There are times when the most vivid memories are triggered by the smallest thing. The other day Tim decided to be “bad” and bought a soda for each of us. I had my usual Dr. Pepper, but he was not paying close attention and grabbed the most foul of all diet drinks, Diet Mt. Dew.
I don’t remember exactly what summer this happened, but it was after Hugo and before highschool. My best friend and I were in girl scouts, but it was lame and we were disappointed that we never got to go camping either with scouts or family. We decided to remedy this situation with the age old trick, “Mom can I spend the night at her house?” and she requested the same.
Our excitement crescendoed as we trudged through the neighborhood lugging our sleeping bags and backpacks, trying not to attract notice. Thoughts of, “Oh it will seem cooler when we stop,” flitted through our idyllic, naive little minds along with, “This will be so much fun!” It should be mentioned, our little escapade took place in Ladson, SC in July. For as hot as it was, it might as well have been a Brazilian jungle.
We found a small clearing off the main trail just before dark. We gathered wood and arranged our campsite, just like good little scouts.. When we finally stopped moving and sat down in front of the fire, of which we were so terribly proud, we realized our stupidity. The mosquitoes were out by the billions and there was nowhere to go. Skin So Soft had always worked on the weenie little outings we took with our scout troop. Of course, those outings were in broad daylight when the bugs typically aren’t as active. Skin So Soft doesn’t so much discourage mosquitoes from biting, as it seems to prevent them from actually gripping the skin and thus they slide off to seek easier prey.
Bohemian Rat Screw* was the game of choice and our skin glistened and shone in the firelight. I’m sure we were a pretty picture, two adolescents, nothing but knees and elbows sweating like pigs in front of a sad little campfire. The grease from our “repellant” made the cards sticky and we eventually gave up as pine straw and dirt made dealing difficult. We decided to console ourselves by digging into our ‘provisions.’ Of course we hadn’t given any thought to a cooler and were dismayed to find the only drinks we had pilfered weren’t the regular Mt. Dews we had originally thought. No, my father was on another ‘health kick’ and we were stuck with warm Diet Mt. Dew. It has been at least fourteen years and I still can’t look at it without my stomach turning over. Little did we know that a decade or so later people would compete to be in a very similar position a la Fear Factor.
Eventually, we actually did try to sleep, only to have a thunderstorm roll through around three in the morning. It was one of those Lowcountry torrential downpours and we were soaked to the skin. Our sleeping bags were waterlogged and had quadrupled in weight, but we gamely lugged them another mile to Tom Conley baseball park where we hid in an announcer’s booth and waited for the dawn.

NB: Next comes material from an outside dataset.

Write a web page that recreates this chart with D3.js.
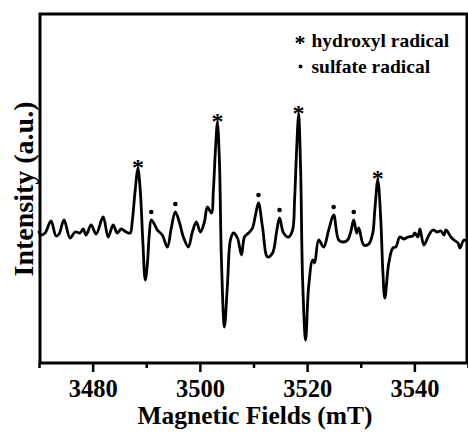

When the sky was finally light enough we began the two mile trek home. Our parents never did find out about our little deception, but we never attempted our little stunt again. Having to drag the sodden sleeping bags, soaked to the skin, and covered with slime and dirt was punishment enough for our idiocy.
I have not been camping since.
4 comments ↓
1) Great story!
2) After Hugo, before high school – ouch. Ouch. Ouch. Sigh. I’m old.
3) Camping is retarded. My idea of camping is a hotel that doesn’t have 24 hour room service. I don’t go on ‘vacation’ to cook and clean dishes without hot water and electricity. Girls don’t pee in the woods. The end.
I have a friend who lives on Mtn Dew. He also says the diet stuff is nasty. Personally I’m not a big fan of any soda that looks the same before and after it’s been drunk.
Thanks Janetlee.
Bird, Mt. Dew has a time and a place and that is either with pizza or popcorn, end of story. Diet Mt. Dew has no time or place. EVER.